August 11, 2011 at 2:21pm
Reagan slashed social programs like Head Start. Interestingly both Dylan Kleybold and Eric Harris were both born in 1981. Does this show a relationship between cuts in Social Programs and violence in teens? I don't know, I have an IQ right around 95 about the same as most Republicans.
- DDS112097
August 11, 2011 at 2:41pm
On another note. My two oldest children went to a fundamentalist church camp this last weekend. The church that my wife and children attend is extremely liberal. So, this was quite an experience for my kids. The oldest referred to the Youth Group leader as a Jesus drill instructor who yelled at the kids that they are not christian if they don't give their lives to Jesus, realize that God has a plan for you and there is nothing you can do to change that plan, and that if you don't accept Jesus and let God run your life you are going to hell. Luckily, my 14 year old kept here mouth shut and did not become confrontational. She enjoyed everything about the camp except for the Jesus part.
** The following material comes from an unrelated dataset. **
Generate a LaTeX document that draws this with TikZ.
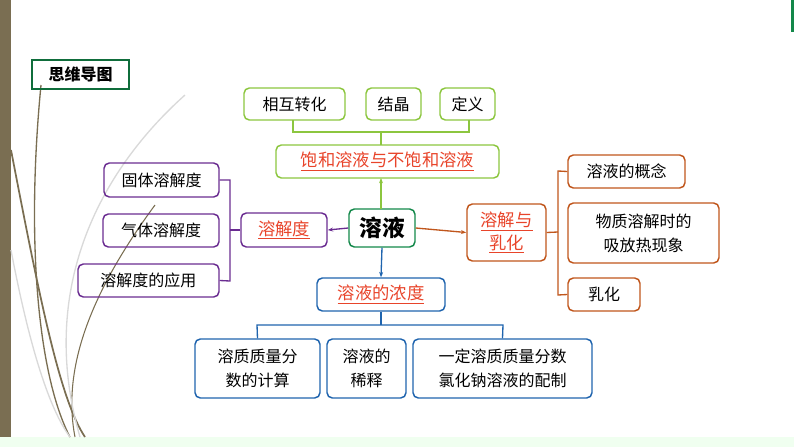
\documentclass[tikz,border=0pt]{standalone}
\usepackage{fontspec}
\setmainfont{Noto Sans CJK SC}
\usetikzlibrary{arrows.meta}
\definecolor{gr}{HTML}{8CC63F}
\definecolor{pu}{HTML}{6A2C91}
\definecolor{bl}{HTML}{1F64AE}
\definecolor{orr}{HTML}{C0561C}
\definecolor{rd}{HTML}{E8442A}
\definecolor{dg}{HTML}{13884A}
\definecolor{ol}{HTML}{7A6E52}
\newcommand{\ul}[1]{\underline{#1}}
\tikzset{
 bx/.style={draw=#1,line width=1.1pt,rounded corners=4pt,inner sep=0pt,align=center,font=\fontsize{12}{18}\selectfont},
 ln/.style={draw=#1,line width=1pt},
 ar/.style={draw=#1,line width=1pt,-{Stealth[length=4pt,width=3pt]}},
 hl/.style={text=rd,font=\fontsize{13}{17}\selectfont},
}
\begin{document}
\begin{tikzpicture}[x=0.75pt,y=-0.75pt]
\useasboundingbox (0,0) rectangle (794,447);
\fill[ol] (0,0) rectangle (11,437);
\fill[green!6!white] (0,437) rectangle (794,447);
\fill[dg] (791,0) rectangle (794,32);
% decorative curves
\draw[ol,line width=1pt] (41,85) .. controls (25,250) and (40,380) .. (70,437);
\draw[ol,line width=1.3pt] (11,150) .. controls (40,300) and (60,400) .. (85,437);
\draw[ol,line width=0.8pt] (155,205) .. controls (100,280) and (60,360) .. (75,437);
\draw[gray!30,line width=1pt] (185,95) .. controls (90,180) and (40,300) .. (80,437);
\draw[gray!30,line width=1pt] (11,250) .. controls (30,350) and (50,410) .. (70,437);
\node[draw=dg!80!black,line width=1pt,minimum width=97*0.75pt,minimum height=29*0.75pt,font=\fontsize{12}{14}\selectfont\bfseries] (mm) at (80.5,74.5) {思维导图};
% center
\node[bx=dg,minimum width=66*0.75pt,minimum height=38*0.75pt,font=\fontsize{17}{20}\selectfont\bfseries] (c) at (382,228) {溶液};
% green
\node[bx=gr,minimum width=223*0.75pt,minimum height=33*0.75pt,hl] (s) at (387.5,161.5) {\ul{饱和溶液与不饱和溶液}};
\node[bx=gr,minimum width=101*0.75pt,minimum height=32*0.75pt] (g1) at (294.5,104) {相互转化};
\node[bx=gr,minimum width=55*0.75pt,minimum height=32*0.75pt] (g2) at (393.5,104) {结晶};
\node[bx=gr,minimum width=55*0.75pt,minimum height=32*0.75pt] (g3) at (467.5,104) {定义};
\coordinate (gj) at (381,132);
\draw[ln=gr] (293,120) |- (469,132) -- (469,120);
\draw[ln=gr] (gj) -- (381,145);
\draw[ar=gr] (381,209) -- (381,178);
% purple
\node[bx=pu,minimum width=86*0.75pt,minimum height=34*0.75pt,hl] (p) at (284,230) {\ul{溶解度}};
\node[bx=pu,minimum width=115*0.75pt,minimum height=34*0.75pt] (p1) at (161.5,180) {固体溶解度};
\node[bx=pu,minimum width=116*0.75pt,minimum height=33*0.75pt] (p2) at (161,230.5) {气体溶解度};
\node[bx=pu,minimum width=141*0.75pt,minimum height=33*0.75pt] (p3) at (148.5,280.5) {溶解度的应用};
\draw[ar=pu] (c.west) -- (p.east);
\draw[ln=pu] (p1.east) -- (230,180) -- (230,281) -- (p3.east);
\draw[ln=pu] (p.west) -- (230,230);
% orange
\node[bx=orr,minimum width=79*0.75pt,minimum height=57*0.75pt,hl] (o) at (506.5,232.5) {\ul{溶解与}\\\ul{乳化}};
\node[bx=orr,minimum width=117*0.75pt,minimum height=33*0.75pt] (o1) at (626.5,171.5) {溶液的概念};
\node[bx=orr,minimum width=151*0.75pt,minimum height=60*0.75pt] (o2) at (643.5,233) {物质溶解时的\\吸放热现象};
\node[bx=orr,minimum width=72*0.75pt,minimum height=33*0.75pt] (o3) at (604,294.5) {乳化};
\draw[ar=orr] (c.east) -- (o.west);
\draw[ln=orr] (o1.west) -- (558,171) -- (558,295) -- (o3.west);
\draw[ln=orr] (o.east) -- (558,232);
% blue
\node[bx=bl,minimum width=128*0.75pt,minimum height=33*0.75pt,hl] (b) at (381,294.5) {\ul{溶液的浓度}};
\node[bx=bl,minimum width=125*0.75pt,minimum height=59*0.75pt] (b1) at (257.5,368.5) {溶质质量分\\数的计算};
\node[bx=bl,minimum width=79*0.75pt,minimum height=59*0.75pt] (b2) at (366.5,368.5) {溶液的\\稀释};
\node[bx=bl,minimum width=179*0.75pt,minimum height=59*0.75pt] (b3) at (502.5,368.5) {一定溶质质量分数\\氯化钠溶液的配制};
\draw[ar=bl] (c.south) -- (b.north);
\draw[ln=bl] (b1.north) -- (257,325) -- (503,325) -- (b3.north);
\draw[ln=bl] (b.south) -- (381,325);
\end{tikzpicture}
\end{document}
The Jesus Drill Instructor gave them a sheet to list what in this world is more important than God. It was a trick question as nothing is more important than God. My oldest wrote a paragraph and a half about things she thinks are more important than God. Can't tell that Dad is an agnostic.
- DDS112097
August 11, 2011 at 2:52pm
singlespeed -- that's an interesting point. I think it was different in the 70s and 80s and I wonder when it changed. I remember an episode of "Rosanne" in which DJ (I think) has a girlfriend who says at one point in the story "Honestly! I'm a fourteen-year-old woman, for heaven's sake!" It's meant to be adolescent and funny, of course, but the joke is entirely dependent upon girls claiming to be women, not women claiming to be girls.
- ironyroad
August 11, 2011 at 3:27pm
Cheap thrills here. If you want to make fun of college kids for being incoherent, you can do it all day-- like shooting fish in a barrel. But I certainly wouldn't assert that the GOP/teaparty kids profiled here tend to be any less informed than their progressive counterparts. Nor would I assert that this gives any meaningful look at the way conservative ideas are formed. This article doesn't explicitly make either of these assertions, of course, but it seems to me that the author must know it will be read that way. And allowing readers to think that this gives any meaningful insight into what makes young Republicans tick is just counterproductive-- it doesn't help fix what needs to be fixed in our political discourse, and actually makes things worse by giving progressives an excuse to believe that they're just more coherent than their ideological opponents. Put another way, if you believe (as I do) that Reagan's legacy has been profoundly harmful and think that it's important to help wean young Americans off his anti-government rhetoric, the way to do it is NOT to selectively make fun of a few ideologically incoherent college kids. And really, that's the main thing this article does. Lame & part of the problem.